Our love for the Wave Pictures is already a matter of record, although when they first crossed the path of attention, we admitted some doubts. Not so now. We’ve since been utterly sucked into their world, and there seems to be little we can, or indeed want, to do about it. That single, I Love You Like A Madman and subsequent LP Instant Coffee Baby were our gateway drugs. Live they then clinched the deal. They’re pretty much the ultimate finely honed, value for money, good time guaranteed live band, inheriting the mantle - not that any criticism is thereby implied - from our old friends the Broken Family Band, as the act you could catch time and again at one of their frequent live shows and always know you were going to enjoy yourself. Now we see the Wave Pictures whenever we can, and we raid backwards through their back catalogue, past previous LP Sophie (while noting with bewilderment the inclusion of Instant Coffee Baby on the best debut LP of the year shortlist of those with it hep cats the Guardian) to the slew of early, rough and ready and utterly charming CD-Rs.

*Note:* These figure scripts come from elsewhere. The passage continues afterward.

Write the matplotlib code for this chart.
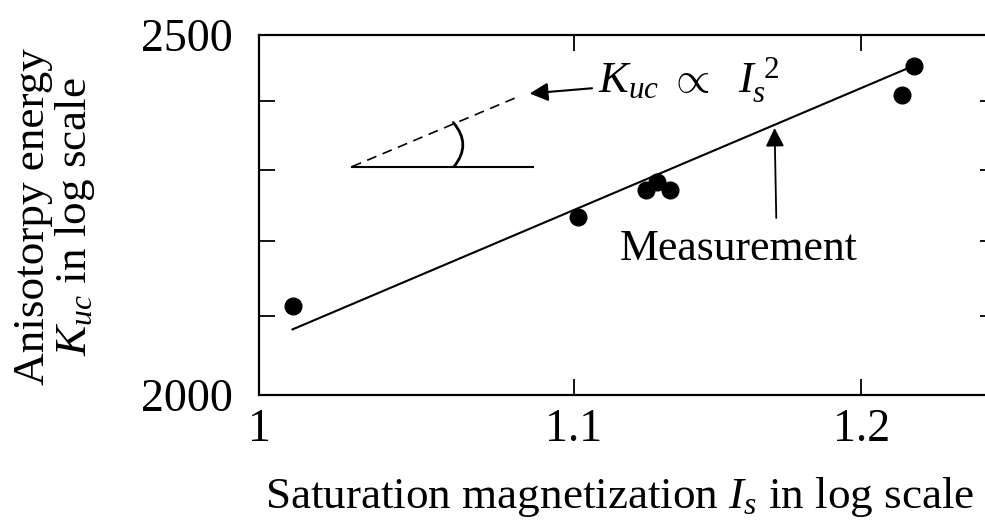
import numpy as np
import matplotlib
matplotlib.use("Agg")
import matplotlib.pyplot as plt
from matplotlib.ticker import NullFormatter, FixedLocator

plt.rcParams['font.family'] = ['Liberation Serif', 'DejaVu Serif']
plt.rcParams['mathtext.fontset'] = 'custom'
plt.rcParams['mathtext.rm'] = 'Liberation Serif'
plt.rcParams['mathtext.it'] = 'Liberation Serif:italic'

Is = [1.0102, 1.1013, 1.1243, 1.1279, 1.1326, 1.2149, 1.2195]
Kuc = [2113, 2234, 2271, 2283, 2271, 2409, 2453]

# fitted line
fit_x = [1.0101, 1.2176]
fit_y = [2083, 2450]

# reference slope sketch
ref_base_x = [1.0284, 1.0863]
ref_base_y = [2304, 2304]
ref_dash_x = [1.0284, 1.0804]
ref_dash_y = [2304, 2404]

x_ticks = [1, 1.1, 1.2]
x_ticklabels = ['1', '1.1', '1.2']
y_ticks = [2000, 2500]
y_minor = [2100, 2200, 2300, 2400]

fig = plt.figure(figsize=(9.85, 5.29), dpi=100)
ax = fig.add_axes([0.2633, 0.2533, 0.7479, 0.6805])

ax.plot(fit_x, fit_y, color='k', lw=1.5)
ax.plot(Is, Kuc, 'o', color='k', ms=12, mec='k')
ax.plot(ref_base_x, ref_base_y, color='k', lw=1.5)
ax.plot(ref_dash_x, ref_dash_y, color='k', lw=1.2, dashes=(6, 4))

# angle arc
ax.annotate('', xy=(1.0605, 2368), xytext=(1.0607, 2304),
            arrowprops=dict(arrowstyle='-', lw=2.0, color='k',
                            connectionstyle='arc3,rad=0.42',
                            shrinkA=0, shrinkB=0))

ax.annotate(r'$K_{uc}\ \propto\ \ I_s^{\ 2}$', xy=(1.0853, 2411), xytext=(1.1079, 2431),
            fontsize=32, ha='left', va='center',
            arrowprops=dict(arrowstyle='-|>', lw=1.5, color='k',
                            mutation_scale=28, shrinkA=2, shrinkB=0))

ax.annotate('', xy=(1.1689, 2360), xytext=(1.1695, 2232),
            arrowprops=dict(arrowstyle='-|>', lw=1.3, color='k',
                            mutation_scale=28, shrinkA=0, shrinkB=0))
ax.text(1.1563, 2189, 'Measurement', fontsize=31.5, ha='center', va='center')

ax.set_xscale('log')
ax.set_yscale('log')
ax.set_xlim(1, 1.25)
ax.set_ylim(2000, 2500)

ax.xaxis.set_major_locator(FixedLocator(x_ticks))
ax.xaxis.set_minor_locator(FixedLocator([]))
ax.set_xticklabels(x_ticklabels)
ax.xaxis.set_minor_formatter(NullFormatter())
ax.yaxis.set_major_locator(FixedLocator(y_ticks))
ax.yaxis.set_minor_locator(FixedLocator(y_minor))
ax.set_yticklabels([str(v) for v in y_ticks])
ax.yaxis.set_minor_formatter(NullFormatter())

ax.tick_params(which='both', direction='in', top=True, right=True,
               length=11.5, width=1.3, labelsize=33)
ax.tick_params(axis='x', pad=10)
ax.tick_params(axis='y', pad=19)
for s in ax.spines.values():
    s.set_linewidth(1.6)

fig.text(55 / 985, 1 - 217 / 529, 'Anisotorpy energy\n$K_{uc}$ in log scale',
         rotation=90, ha='center', va='center', multialignment='center',
         fontsize=32.5, linespacing=1.0)
fig.text(620 / 985, 1 - 508 / 529, 'Saturation magnetization $I_s$ in log scale',
         ha='center', va='baseline', fontsize=32.5)

fig.savefig('out.png', dpi=100)
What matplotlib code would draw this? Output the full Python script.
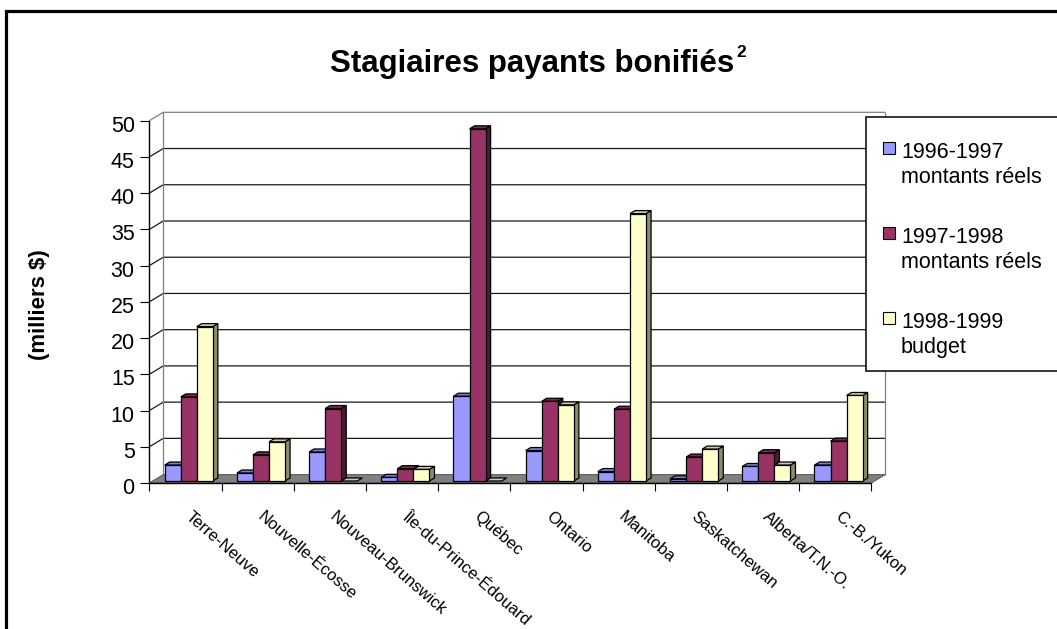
import matplotlib
matplotlib.use("Agg")
import matplotlib.pyplot as plt
from matplotlib.patches import Polygon, Rectangle
from matplotlib.lines import Line2D
from matplotlib.transforms import Affine2D, ScaledTranslation, offset_copy

# ---------------- data ----------------
categories = ["Terre-Neuve", "Nouvelle-Écosse", "Nouveau-Brunswick",
              "Île-du-Prince-Édouard", "Québec", "Ontario", "Manitoba",
              "Saskatchewan", "Alberta/T.N.-O.", "C.-B./Yukon"]
s1996_97 = [2.2, 1.1, 4.0, 0.5, 11.7, 4.2, 1.3, 0.3, 2.0, 2.2]
s1997_98 = [11.6, 3.6, 10.0, 1.7, 48.6, 11.0, 9.9, 3.3, 3.9, 5.5]
s1998_99 = [21.3, 5.4, 0.0, 1.6, 0.0, 10.5, 36.9, 4.4, 2.2, 11.8]
series_names = ["1996-1997\nmontants réels", "1997-1998\nmontants réels",
                "1998-1999\nbudget"]
y_ticks = [0, 5, 10, 15, 20, 25, 30, 35, 40, 45, 50]
title = "Stagiaires payants bonifiés"
title_sup = "2"
y_label = "(milliers $)"

# ---------------- style ----------------
FONT = "Liberation Sans"
plt.rcParams["font.family"] = [FONT, "DejaVu Sans"]
front_cols = ["#9999FF", "#993366", "#FFFFCC"]
top_cols = ["#7A7AD6", "#7A2952", "#CCCCA3"]
side_cols = ["#4D4D99", "#4D1A33", "#8C8C70"]

W, H = 1057, 629
fig = plt.figure(figsize=(W / 100, H / 100), dpi=100)
fig.patch.set_facecolor("white")
PIX = Affine2D().scale(1, -1).translate(0, H)   # image pixel coords (top-left origin)

x0px, x1px = 149.3, 871.3
y0px, ytpx = 483.0, 120.7
ax = fig.add_axes([x0px / W, (H - y0px) / H, (x1px - x0px) / W, (y0px - ytpx) / H])
ncat = len(categories)
ymax = y_ticks[-1]
ax.set_xlim(0, ncat)
ax.set_ylim(0, ymax)
ax.patch.set_visible(False)

ppc = (x1px - x0px) / ncat
ppu = (y0px - ytpx) / ymax
DX = 14.0 / ppc
DY = 8.4 / ppu

# floor
ax.add_patch(Polygon([(0, 0), (ncat, 0), (ncat + DX, DY), (DX, DY)],
                     closed=True, facecolor="#808080", edgecolor="#555555",
                     lw=0.7, zorder=2, clip_on=False))
# walls & gridlines
grid_kw = dict(lw=0.9, solid_capstyle="butt", clip_on=False, zorder=1)
for v in y_ticks[1:]:
    col = "#808080" if v == ymax else "#1a1a1a"
    ax.add_line(Line2D([0, DX, ncat + DX], [v, v + DY, v + DY], color=col, **grid_kw))
ax.add_line(Line2D([DX, DX], [DY, ymax + DY], color="#808080", **grid_kw))
ax.add_line(Line2D([ncat + DX, ncat + DX], [DY, ymax + DY], color="#808080", **grid_kw))

# bars
series = [s1996_97, s1997_98, s1998_99]
w = 1 / 4.5
f0, f1 = 0.24, 0.60
d = f1 - f0
for c in range(ncat):
    for j, vals in enumerate(series):
        v = vals[c]
        xl = c + 0.75 * w + j * w + f0 * DX
        xr = xl + w
        yb = f0 * DY
        yt = yb + v
        z = 10 + c * 3 + j
        ek = dict(edgecolor="black", lw=0.9, clip_on=False, zorder=z, joinstyle="miter")
        if v > 0:
            ax.add_patch(Polygon([(xr, yb), (xr + d * DX, yb + d * DY),
                                  (xr + d * DX, yt + d * DY), (xr, yt)],
                                 closed=True, facecolor=side_cols[j], **ek))
        ax.add_patch(Polygon([(xl, yt), (xr, yt), (xr + d * DX, yt + d * DY),
                              (xl + d * DX, yt + d * DY)],
                             closed=True, facecolor=top_cols[j], **ek))
        if v > 0:
            ax.add_patch(Rectangle((xl, yb), w, v, facecolor=front_cols[j], **ek))

# axes lines and ticks
for s in ["top", "right"]:
    ax.spines[s].set_visible(False)
for s in ["left", "bottom"]:
    ax.spines[s].set_color("black")
    ax.spines[s].set_linewidth(1.0)
    ax.spines[s].set_zorder(50)
ax.set_yticks(y_ticks)
ax.set_yticklabels([str(t) for t in y_ticks])
ax.tick_params(axis="y", direction="out", length=6.5, width=0.8, pad=4,
               labelsize=15.5, colors="black")
ax.set_xticks(range(ncat + 1))
ax.set_xticklabels([])
ax.tick_params(axis="x", direction="out", length=6, width=0.8, colors="black")
for lab in ax.get_yticklabels():
    lab.set_transform(lab.get_transform() + ScaledTranslation(0, -3 / 100, fig.dpi_scale_trans))

# category labels
for c, name in enumerate(categories):
    tr = offset_copy(ax.transData, fig=fig, x=7, y=-26, units="dots")
    ax.text(c + 0.5, 0, name, transform=tr, rotation=-41, rotation_mode="anchor",
            ha="left", va="top", fontsize=12, color="black", clip_on=False)

# y label
fig.text(40, 305, y_label, transform=PIX, rotation=90, ha="center", va="center",
         fontsize=16, fontweight="bold")

# title
t = fig.text(532.5, 72, title, transform=PIX, ha="center", va="baseline",
             fontsize=22.5, fontweight="bold")
fig.canvas.draw()
bb = t.get_window_extent()
fig.text(bb.x1 + 2, H - 72 + 15.3, title_sup, ha="left", va="baseline",
         fontsize=12.5, fontweight="bold", transform=None)

# legend
fig.add_artist(Rectangle((866, 117.3), 260, 253.4, transform=PIX, facecolor="white",
                         edgecolor="black", lw=1.1, zorder=60))
for j, name in enumerate(series_names):
    top = 141.7 + 85 * j
    fig.add_artist(Rectangle((883, top), 12, 12, transform=PIX, facecolor=front_cols[j],
                             edgecolor="black", lw=0.8, zorder=61))
    for k, line in enumerate(name.split("\n")):
        fig.text(901, top + 16.5 + 24.5 * k, line, transform=PIX, ha="left",
                 va="baseline", fontsize=15.5, zorder=62)

# outer frame (cropped on right/bottom)
fig.add_artist(Line2D([5.5, 5.5, 1080], [700, 10.7, 10.7], transform=PIX,
                      color="black", lw=2.3, solid_joinstyle="miter", zorder=70))

fig.savefig("out.png", dpi=100, facecolor="white")
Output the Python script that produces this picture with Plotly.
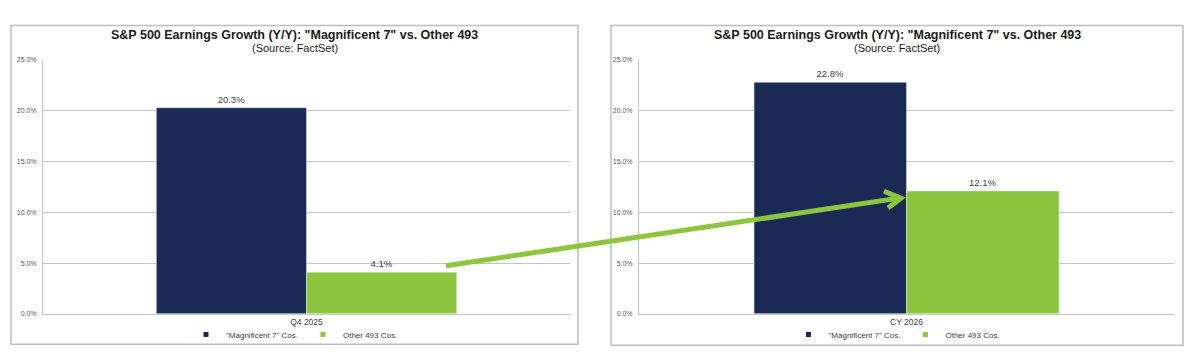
import plotly.graph_objects as go

# ---- data ----
periods = ["Q4 2025", "CY 2026"]
series_names = ['"Magnificent 7" Cos.', "Other 493 Cos."]
mag7_growth = [20.3, 22.8]
other493_growth = [4.1, 12.1]
y_ticks = [0, 5, 10, 15, 20, 25]
y_tick_labels = ["0.0%", "5.0%", "10.0%", "15.0%", "20.0%", "25.0%"]
chart_title = 'S&P 500 Earnings Growth (Y/Y): "Magnificent 7" vs. Other 493'
chart_subtitle = "(Source: FactSet)"

# ---- style ----
W, H = 1198, 360
NAVY = "#1b2a55"
GREEN = "#8cc63e"
GRID = "#c4c4c4"
BORDER = "#bdbdbd"
TXT = "#404040"
FONT = "Liberation Sans, Arial, sans-serif"


def px(x):
    return x / W


def py(y):
    return (H - y) / H


panels = [
    dict(box=(11, 22, 578, 347), plot_x=(43, 570)),
    dict(box=(611, 22, 1183, 348), plot_x=(639, 1174)),
]
plot_y = (57, 316)

fig = go.Figure()
shapes = []
annotations = []

for i, p in enumerate(panels):
    n = "" if i == 0 else str(i + 1)
    xa, ya = "x" + n, "y" + n
    leg = "legend" + n
    cat = [periods[i]]
    fig.add_trace(go.Bar(x=cat, y=[mag7_growth[i]], marker_color=NAVY, name=series_names[0],
                         xaxis=xa, yaxis=ya, showlegend=False,
                         texttemplate="%{y:.1f}%", textposition="outside",
                         textfont=dict(size=9.5, color=TXT, family=FONT), cliponaxis=False))
    fig.add_trace(go.Bar(x=cat, y=[other493_growth[i]], marker_color=GREEN, name=series_names[1],
                         xaxis=xa, yaxis=ya, showlegend=False,
                         texttemplate="%{y:.1f}%", textposition="outside",
                         textfont=dict(size=9.5, color=TXT, family=FONT), cliponaxis=False))
    # legend entries (small square swatches)
    for name, col in zip(series_names, [NAVY, GREEN]):
        fig.add_trace(go.Scatter(x=[None], y=[None], mode="markers", name=name,
                                 marker=dict(symbol="square", size=5, color=col),
                                 xaxis=xa, yaxis=ya, legend=leg, showlegend=True,
                                 hoverinfo="skip"))
    x0, x1 = p["plot_x"]
    fig.update_layout(**{
        "xaxis" + n: dict(domain=[px(x0), px(x1)], type="category", range=[-0.5, 0.5],
                          showline=True, linecolor=GRID, linewidth=1, ticks="",
                          showgrid=False, fixedrange=True, anchor=ya,
                          tickfont=dict(size=8.5, color=TXT, family=FONT)),
        "yaxis" + n: dict(domain=[py(plot_y[1]), py(plot_y[0])], range=[0, 25],
                          tickmode="array", tickvals=y_ticks, ticktext=y_tick_labels,
                          showline=True, linecolor=GRID, linewidth=1, ticks="",
                          showgrid=True, gridcolor=GRID, gridwidth=1, zeroline=False,
                          anchor=xa, ticklabelstandoff=4, fixedrange=True,
                          tickfont=dict(size=7, color="#595959", family=FONT)),
        leg: dict(orientation="h", x=(px(p["box"][0]) + px(p["box"][2])) / 2, xanchor="center",
                  y=py(337), yanchor="middle", font=dict(size=8, color=TXT, family=FONT),
                  itemwidth=30, bgcolor="rgba(0,0,0,0)", tracegroupgap=0),
    })
    bx0, by0, bx1, by1 = p["box"]
    shapes.append(dict(type="rect", xref="paper", yref="paper",
                       x0=px(bx0), x1=px(bx1), y0=py(by1), y1=py(by0),
                       line=dict(color=BORDER, width=1.5), layer="below"))
    cx = (px(bx0) + px(bx1)) / 2
    annotations.append(dict(text="<b>" + chart_title + "</b>", xref="paper", yref="paper",
                            x=cx, y=py(31.5), xanchor="center", yanchor="middle", showarrow=False,
                            font=dict(size=12.5, color="#1a1a1a", family=FONT)))
    annotations.append(dict(text=chart_subtitle, xref="paper", yref="paper",
                            x=cx, y=py(45), xanchor="center", yanchor="middle", showarrow=False,
                            font=dict(size=11, color="#1a1a1a", family=FONT)))

# ---- connecting arrow (decoration) ----
ARROW = "#8cc63e"
ax0, ay0 = 446, 267
ax1, ay1 = 899, 198
shapes.append(dict(type="line", xref="paper", yref="paper",
                   x0=px(ax0), y0=py(ay0), x1=px(ax1), y1=py(ay1),
                   line=dict(color=ARROW, width=5)))
shapes.append(dict(type="path", xref="paper", yref="paper",
                   path=f"M {px(ax1-15)},{py(ay1-7)} L {px(ax1+2)},{py(ay1)} L {px(ax1-11)},{py(ay1+10)}",
                   line=dict(color=ARROW, width=5)))

fig.update_layout(
    width=W, height=H,
    margin=dict(l=0, r=0, t=0, b=0),
    paper_bgcolor="white", plot_bgcolor="white",
    barmode="group", bargap=0.43, bargroupgap=0,
    font=dict(family=FONT, color=TXT),
    shapes=shapes, annotations=annotations,
)

fig.write_html("out.html", config={"displayModeBar": False})

# remove the browser's default page margin so the figure sits at (0, 0)
with open("out.html", "r", encoding="utf-8") as f:
    html = f.read()
html = html.replace("<head>", "<head><style>html,body{margin:0;padding:0;overflow:hidden;}</style>", 1)
with open("out.html", "w", encoding="utf-8") as f:
    f.write(html)
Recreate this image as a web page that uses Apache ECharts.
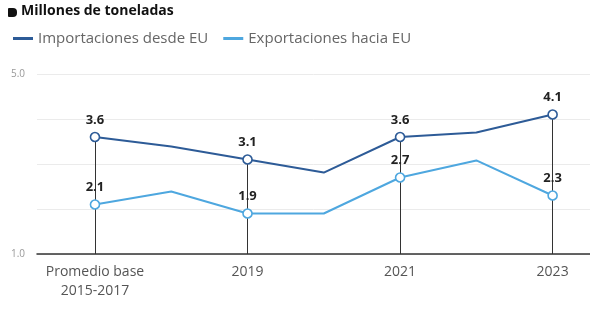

Long Island - wherein someone looks beautiful in lubricant - first surfaced, unless you know better, on Sophie, and was recently given a wash and brush up as part of a digital only EP, Pigeons, from the behemoth iTunes. Being venerators of the physical object, we’re not sure if we approve of the idea of the virtual only release (although we love seven inchers that come with free download codes, which help us sleep easier at nights) but this would appear to have been done for good, green reasons. Hey, we care about the planet here, even to the extent of reducing our meat rations and taking the occasional holiday in Wales, so this is to be applauded. This is the one where they walked to the studio, ran the equipment on wind power, mastered it using discarded brown, organic bread crusts, had only fresh rainwater for lunch etc. In its original form Long Island was a firm family favourite and in its new guise it only gains from a more muscular re-working. You could dance to this one, prior to hoping to win a grand in your hand on a Friday night. It’s all pianos and handclaps and sparkly, slinky clothes. You know when Orange Juice went disco? It’s nearly as good as that.
In short, we like. But then, you knew we were always going to do. And now we're off to see them live again.